The Richmond Register

October 5, 2012

Terrace resident turns 100 today in Berea

By Crystal Wylie
Register News Writer

BEREA — Out of a population of 308.7 million Americans, only around 53,000 people checked the age box “100 years and over,” according to the most recent 2010 U.S. Census Bureau records.

Today, one individual in Berea becomes part of that small group of American centenarians.

Cleona Babb will celebrate her 100th birthday today with friends and family at The Terrace Nursing & Rehabilitation Center in Berea, where she has lived for more than three years.

Babb was born in Station Camp in Estill County to Harlan and Julie Estes, according to activities director Beverly Satterfield, who documented the life story of Babb in the nursing home’s newsletter.

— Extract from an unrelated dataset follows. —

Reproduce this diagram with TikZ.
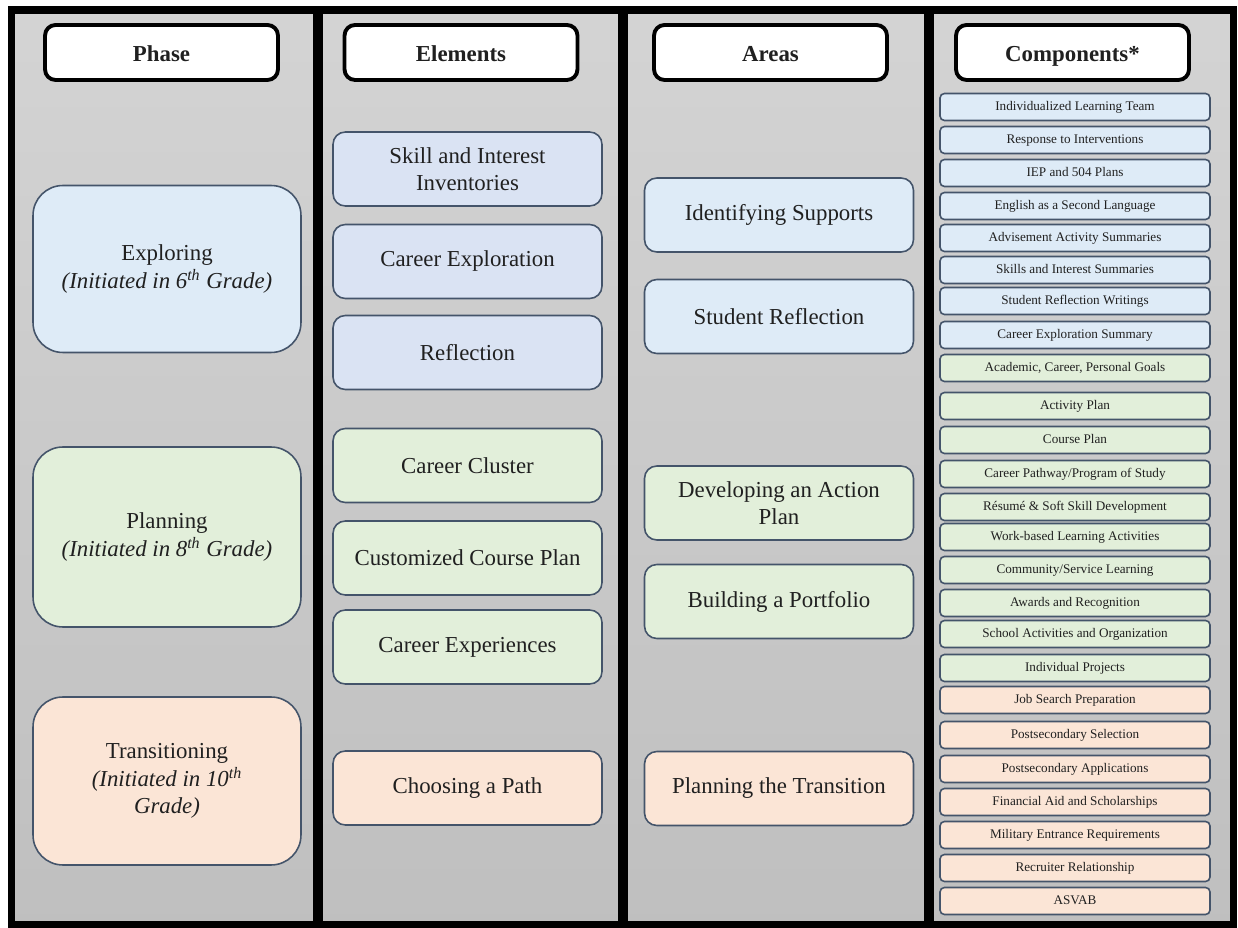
\documentclass[tikz,border=0pt]{standalone}
\usepackage{fontspec}
\setmainfont{Liberation Serif}
\usepackage{tikz}

\definecolor{boxline}{HTML}{44546A}
\definecolor{phaseblue}{HTML}{DEEBF7}
\definecolor{elemblue}{HTML}{DAE3F3}
\definecolor{planggreen}{HTML}{E2EFDA}
\definecolor{transpeach}{HTML}{FBE5D6}
\definecolor{txt}{HTML}{202020}

\tikzset{
	heading/.style={draw=black, line width=2.2pt, fill=white, rounded corners=6pt, minimum width=4.66cm, minimum height=1.1cm, inner sep=0pt, text height=11.5pt, text depth=1.5pt, text=txt, font=\bfseries\fontsize{13}{15}\selectfont},
	phasebox/.style={draw=boxline, line width=0.9pt, rounded corners=17pt, minimum width=5.36cm, inner sep=0pt, align=center, text=txt, font=\fontsize{13}{15.5}\selectfont},
	elembox/.style={draw=boxline, line width=0.9pt, rounded corners=7pt, minimum width=5.38cm, minimum height=1.48cm, inner sep=0pt, align=center, text=txt, font=\fontsize{13}{15.5}\selectfont},
	compbox/.style={draw=boxline, line width=0.9pt, rounded corners=2.5pt, minimum width=5.4cm, minimum height=0.54cm, inner sep=0pt, text height=5.3pt, text depth=1.6pt, text=txt, font=\fontsize{7.5}{9}\selectfont}
}

\begin{document}
\begin{tikzpicture}[x=0.02cm, y=-0.02cm]
	\useasboundingbox (0,0) rectangle (1238,928);
	\fill[top color=black!17, bottom color=black!25] (11.5,10) rectangle (1233.5,924.5);
	\draw[line width=4pt] (11.5,10) rectangle (1233.5,924.5);
	\draw[line width=5.5pt] (318,10) -- (318,924.5);
	\draw[line width=5.5pt] (623,10) -- (623,924.5);
	\draw[line width=5.5pt] (929,10) -- (929,924.5);

	\node[heading] (phase) at (161.5, 52.5) {Phase};
	\node[heading] (elements) at (461, 52.5) {Elements};
	\node[heading] (areas) at (770.5, 52.5) {Areas};
	\node[heading] (components) at (1072.5, 52.5) {Components*};

	\node[phasebox, fill=phaseblue, minimum height=3.34cm] (exploring) at (167, 269) {Exploring\\\textit{(Initiated in 6\textsuperscript{th} Grade)}};
	\node[phasebox, fill=planggreen, minimum height=3.6cm] (planning) at (167, 537) {Planning\\\textit{(Initiated in 8\textsuperscript{th} Grade)}};
	\node[phasebox, fill=transpeach, minimum height=3.36cm] (transitioning) at (167, 781) {Transitioning\\\textit{(Initiated in 10\textsuperscript{th}}\\\textit{Grade)}};

	\node[elembox, fill=elemblue] (inventories) at (467.5, 169) {Skill and Interest\\Inventories};
	\node[elembox, fill=elemblue] (exploration) at (467.5, 261.5) {Career Exploration};
	\node[elembox, fill=elemblue] (reflection) at (467.5, 352.5) {Reflection};
	\node[elembox, fill=planggreen] (cluster) at (467.5, 465.5) {Career Cluster};
	\node[elembox, fill=planggreen] (courseplan) at (467.5, 558) {Customized Course Plan};
	\node[elembox, fill=planggreen] (experiences) at (467.5, 647) {Career Experiences};
	\node[elembox, fill=transpeach] (path) at (467.5, 788) {Choosing a Path};

	\node[elembox, fill=phaseblue] (supports) at (779, 215) {Identifying Supports};
	\node[elembox, fill=phaseblue] (studentrefl) at (779, 316.5) {Student Reflection};
	\node[elembox, fill=planggreen] (actionplan) at (779, 503) {Developing an Action\\Plan};
	\node[elembox, fill=planggreen] (portfolio) at (779, 601.5) {Building a Portfolio};
	\node[elembox, fill=transpeach] (transition) at (779, 788.5) {Planning the Transition};

	\node[compbox, fill=phaseblue] (c1) at (1075, 107) {Individualized Learning Team};
	\node[compbox, fill=phaseblue] (c2) at (1075, 140) {Response to Interventions};
	\node[compbox, fill=phaseblue] (c3) at (1075, 173) {IEP and 504 Plans};
	\node[compbox, fill=phaseblue] (c4) at (1075, 206) {English as a Second Language};
	\node[compbox, fill=phaseblue] (c5) at (1075, 238) {Advisement Activity Summaries};
	\node[compbox, fill=phaseblue] (c6) at (1075, 270) {Skills and Interest Summaries};
	\node[compbox, fill=phaseblue] (c7) at (1075, 301) {Student Reflection Writings};
	\node[compbox, fill=phaseblue] (c8) at (1075, 335) {Career Exploration Summary};
	\node[compbox, fill=planggreen] (c9) at (1075, 368) {Academic, Career, Personal Goals};
	\node[compbox, fill=planggreen] (c10) at (1075, 406) {Activity Plan};
	\node[compbox, fill=planggreen] (c11) at (1075, 440) {Course Plan};
	\node[compbox, fill=planggreen] (c12) at (1075, 474) {Career Pathway/Program of Study};
	\node[compbox, fill=planggreen] (c13) at (1075, 507) {Résumé \& Soft Skill Development};
	\node[compbox, fill=planggreen] (c14) at (1075, 537) {Work-based Learning Activities};
	\node[compbox, fill=planggreen] (c15) at (1075, 570) {Community/Service Learning};
	\node[compbox, fill=planggreen] (c16) at (1075, 603) {Awards and Recognition};
	\node[compbox, fill=planggreen] (c17) at (1075, 634) {School Activities and Organization};
	\node[compbox, fill=planggreen] (c18) at (1075, 668) {Individual Projects};
	\node[compbox, fill=transpeach] (c19) at (1075, 700) {Job Search Preparation};
	\node[compbox, fill=transpeach] (c20) at (1075, 735) {Postsecondary Selection};
	\node[compbox, fill=transpeach] (c21) at (1075, 769) {Postsecondary Applications};
	\node[compbox, fill=transpeach] (c22) at (1075, 802) {Financial Aid and Scholarships};
	\node[compbox, fill=transpeach] (c23) at (1075, 835) {Military Entrance Requirements};
	\node[compbox, fill=transpeach] (c24) at (1075, 868) {Recruiter Relationship};
	\node[compbox, fill=transpeach] (c25) at (1075, 901) {ASVAB};
\end{tikzpicture}
\end{document}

Babb told Satterfield she grew up on a farm and was the eldest of sibling of four sisters Delma, Alma, Ann and Laura.

“I grew up on top of a mountain,” Babb said. “I walked two miles each way to the grocery store, church and school.”

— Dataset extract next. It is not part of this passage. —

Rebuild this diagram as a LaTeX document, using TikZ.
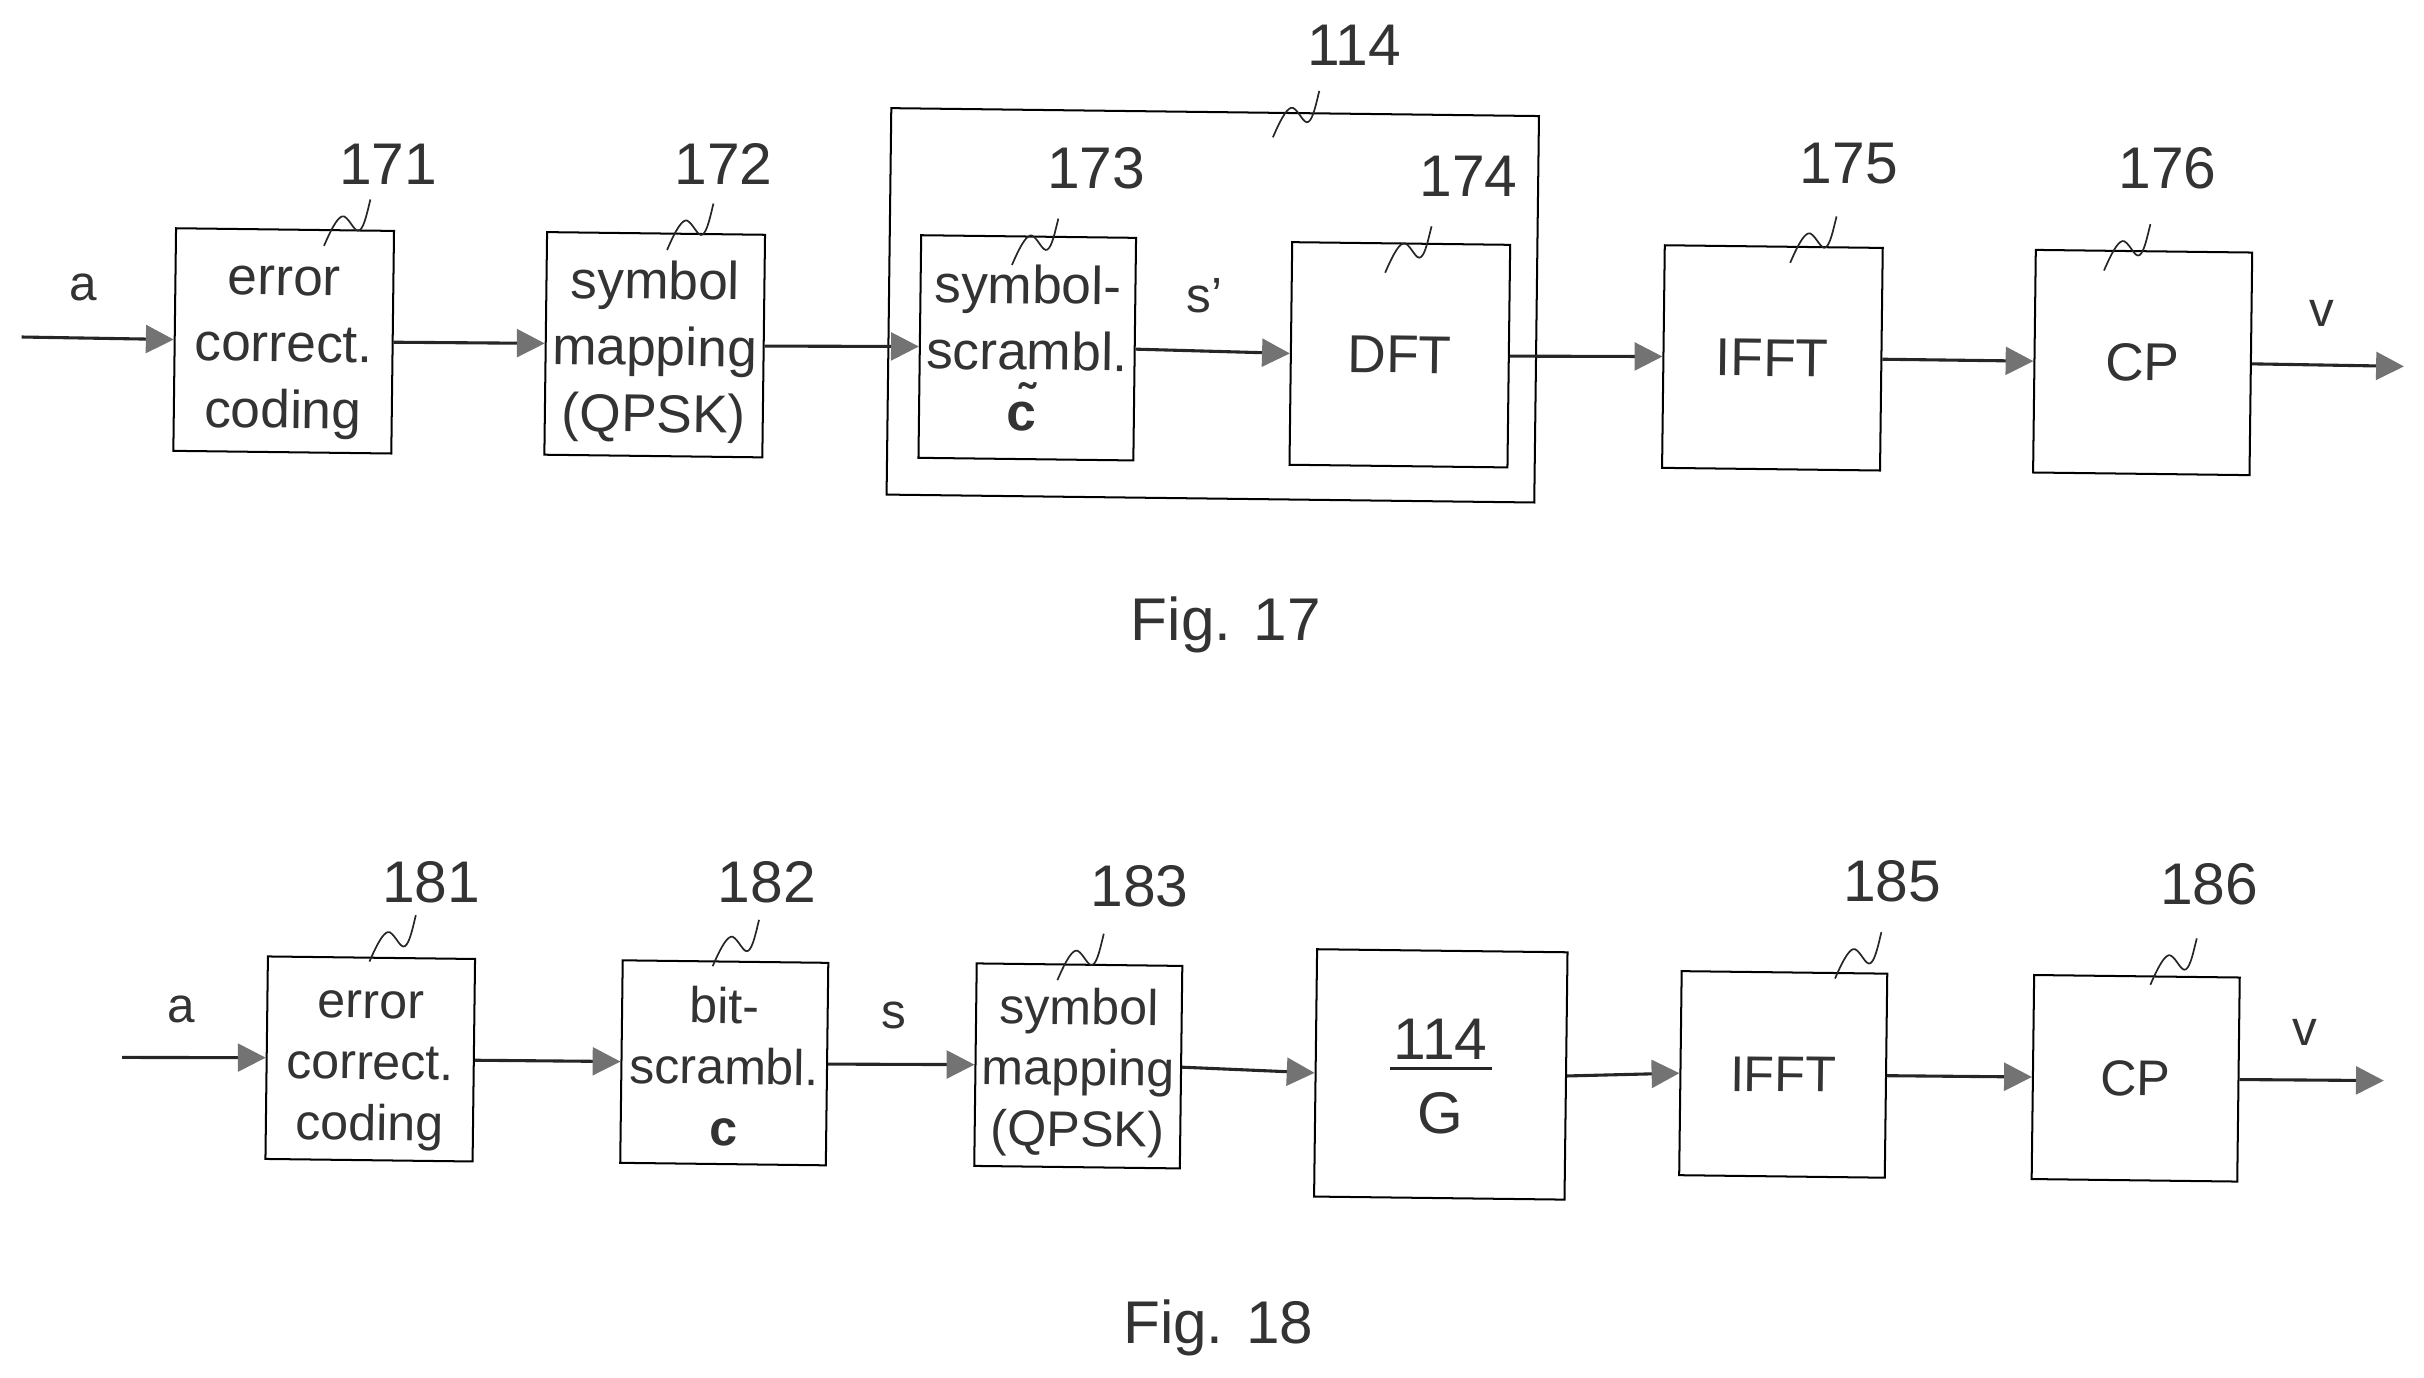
\documentclass[tikz,border=0pt]{standalone}
\usepackage{fontspec}
\setmainfont{Liberation Sans}
\usetikzlibrary{arrows.meta}
\definecolor{ink}{gray}{0.2}
\newcommand{\leadermark}[2]{\draw[leaderline,shift={(#1,#2)}] (0,0) .. controls (6,-14) and (10,-20) .. (13,-19) .. controls (17,-17) and (20,-8) .. (23,-10) .. controls (26,-12) and (28,-22) .. (30,-30);}
\newcommand{\toppad}[1]{\rule{0pt}{#1}}
\tikzset{
  blockbox/.style={draw=black,line width=1.3pt,fill=none,inner sep=0pt,rotate=-0.7,align=center,text=ink,minimum width=#1},
  topbox/.style={blockbox=141pt,minimum height=144pt,font=\fontsize{34.5}{43}\selectfont},
  lowbox/.style={blockbox=133pt,minimum height=131pt,font=\fontsize{32.5}{39.5}\selectfont},
  flow/.style={line width=2pt,draw=black!85,-{Triangle[length=18pt,width=18pt,fill=black!55,color=black!55]},shorten >=0pt},
  numlabel/.style={inner sep=0pt,text=ink,font=\fontsize{38}{40}\selectfont},
  siglabel/.style={inner sep=0pt,text=ink,font=\fontsize{32}{34}\selectfont},
  caption/.style={inner sep=0pt,text=ink,font=\fontsize{39}{41}\selectfont},
  leaderline/.style={line width=1.1pt,draw=black!85},
}
\begin{document}
\begin{tikzpicture}[x=1pt,y=-1pt]
\useasboundingbox (0,0) rectangle (1568,890.75);
% Fig. 17
\node[blockbox=419pt,minimum height=250pt] (outer) at (784.5,197.5) {};
\node[topbox] (b171) at (183.5,220.5) {\toppad{34pt}error\\correct.\\coding};
\node[topbox] (b172) at (423.5,223) {\toppad{34pt}symbol\\mapping\\(QPSK)};
\node[topbox,minimum width=139pt] (b173) at (664.5,225) {symbol-\\scrambl.\\[-4pt]\hspace*{-6pt}\textbf{\~{c}}};
\node[topbox] (b174) at (905.5,229.5) {DFT};
\node[topbox] (b175) at (1146.5,231.5) {IFFT};
\node[topbox,minimum width=140pt] (b176) at (1386,234.5) {CP};
\coordinate (in17) at (14,218);
\coordinate (out17) at (1555,237);
\draw[flow] (in17) -- (b171.west);
\draw[flow] (b171.east) -- (b172.west);
\draw[flow] (b172.east) -- (b173.west);
\draw[flow] (b173.east) -- (b174.west);
\draw[flow] (b174.east) -- (b175.west);
\draw[flow] (b175.east) -- (b176.west);
\draw[flow] (b176.east) -- (out17);
\node[siglabel] (sa17) at (54,186) {a};
\node[siglabel] (ss17) at (779,191) {s’};
\node[siglabel] (sv17) at (1502,203) {v};
\node[numlabel] (n171) at (251,106) {171};
\node[numlabel] (n172) at (468,106) {172};
\node[numlabel] (n114) at (876,29) {114};
\node[numlabel] (n173) at (709,109) {173};
\node[numlabel] (n174) at (950,114) {174};
\node[numlabel] (n175) at (1196,106) {175};
\node[numlabel] (n176) at (1402,109) {176};
\leadermark{209.6}{159}
\leadermark{431.5}{161.7}
\leadermark{654.6}{171.4}
\leadermark{896}{176.4}
\leadermark{823.4}{88.8}
\leadermark{1158}{170}
\leadermark{1361}{175}
\node[caption] (f17) at (793,404) {Fig. 17};
% Fig. 18
\node[lowbox,minimum width=134pt] (b181) at (239.5,685) {\toppad{33pt}error\\correct.\\coding};
\node[lowbox] (b182) at (468.5,687.5) {\toppad{28pt}bit-\\scrambl.\\\textbf{c}};
\node[lowbox] (b183) at (697.5,689.5) {\toppad{32pt}symbol\\mapping\\(QPSK)};
\node[lowbox,minimum width=162pt,minimum height=160pt] (bG) at (932,695) {};
\node[lowbox,minimum height=132pt] (b185) at (1153.5,695) {IFFT};
\node[lowbox,minimum height=132pt] (b186) at (1381.5,697.5) {CP};
\node[numlabel] (g114) at (932,672) {114};
\node[numlabel] (gG) at (932,720) {G};
\coordinate (barL) at (899,691);
\coordinate (barR) at (965,691);
\draw[line width=2pt,draw=black!85] (barL) -- (barR);
\coordinate (in18) at (79,684);
\coordinate (out18) at (1542,699);
\draw[flow] (in18) -- (b181.west);
\draw[flow] (b181.east) -- (b182.west);
\draw[flow] (b182.east) -- (b183.west);
\draw[flow] (b183.east) -- (bG.west);
\draw[flow] (bG.east) -- (b185.west);
\draw[flow] (b185.east) -- (b186.west);
\draw[flow] (b186.east) -- (out18);
\node[siglabel] (sa18) at (117,653) {a};
\node[siglabel] (ss18) at (578,657) {s};
\node[siglabel] (sv18) at (1491,668) {v};
\node[numlabel] (n181) at (279,571) {181};
\node[numlabel] (n182) at (496,571) {182};
\node[numlabel] (n183) at (737,573) {183};
\node[numlabel] (n185) at (1224,570) {185};
\node[numlabel] (n186) at (1429,572) {186};
\leadermark{239}{622}
\leadermark{461}{625}
\leadermark{684}{634}
\leadermark{1187}{633}
\leadermark{1391}{637}
\node[caption] (f18) at (788,859) {Fig. 18};
\end{tikzpicture}
\end{document}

Babb attended Station Camp School and never owned a car until she was married, she said.

“We raised all our food and canned food for the winter,” Babb told Satterfield. “After our chores were done, we would play for hours outdoors. All the young people would gather and play ball and horseshoes.”

One of the happiest days of her life was getting to go to the movies, Babb said.

Babb met John William Babb at church and they married in 1934.

The couple had three children, Jewell, Shirley and Darlene. Cleona now has eight grandchildren and six great-grandchildren.

Throughout her life, Cleona was a homemaker and worked as a house cleaner, cook and caretaker for other families, as well as her own.  

“Cleona is a joy to talk with. She’s had many life experiences and we all could learn something from her,” Satterfield said.

Crystal Wylie can be reached at or 623-1669, ext. 6696.

News from 1912

• Nine buggies were sold at Welch’s Furniture in Berea on “Buggy Day” — April 11, 1912 edition of The (Berea) Citizen, Library of Congress

• “FOR SALE: A fine milk cow. Call Pres. (William Goodell) Frost’s residence,” (Berea College president 1892-1920). — May 9, 1912 edition of The (Berea) Citizen, Library of Congress

• The United States Department of Agriculture appoints Frank Montgomery, a trained agriculturalist, as Special Investigator for Berea College and the U.S.D.A. (now known as a county agent.) This was the first such federal appointment made in the state and the fifth in the United States as a whole. — website

• “PRICE: $1.00 per year in advance”

— Cost of a subscription to the Richmond Climax newspaper published in May 1912 edition, Library of Congress.

• “Memorial services, commemorative of the horrible disaster to the Titanic, were held last Sunday in most of the churches throughout the land. The singing of the hymn ‘Nearer My God to Thee’ was a feature in many of the services. This hymn was played by the band as the mighty ship went down.” — News story from the April 24, 1912 edition of the Richmond Climax, Library of Congress

• The price of a “The American Lady Corset” was 49 cents at W.D. Oldham & Co. in Richmond where “House wives and June brides who want to make every dollar count more than 100 cents will realize their wish ...” — Advertisement from the June 19, 1912 edition of the Richmond Climax, Library of Congress.

• National American Woman Suffrage Association (NAWSA) considers federal action so unimportant, it budgets only $10 annually in 1912 NAWSA’s congressional Committee. Chairperson Alice Paul is told she needs to raise own funds.

— Library of Congress timeline

• Berea Market Prices:

Butter — 20 cents per pound

Eggs — 20  cents per dozens

Sweet potatoes — 75 cents per bushel

Chicken — 10 cents per pound

Wheat — $1 per bushel

— Oct. 10, 1912 edition of the Berea Citizen, Library of Congress

• Cost of one night at The Berea Hospital nurse training school of Berea College— “One dollar a day and up (bond for prompt payment required)” for the “best operating room and all modern appliance for care of a limited number of patients. Hospital treatment greatly increases prospects of recovery.” — Oct. 10, 1912 edition of the Berea Citizen, Library of Congress.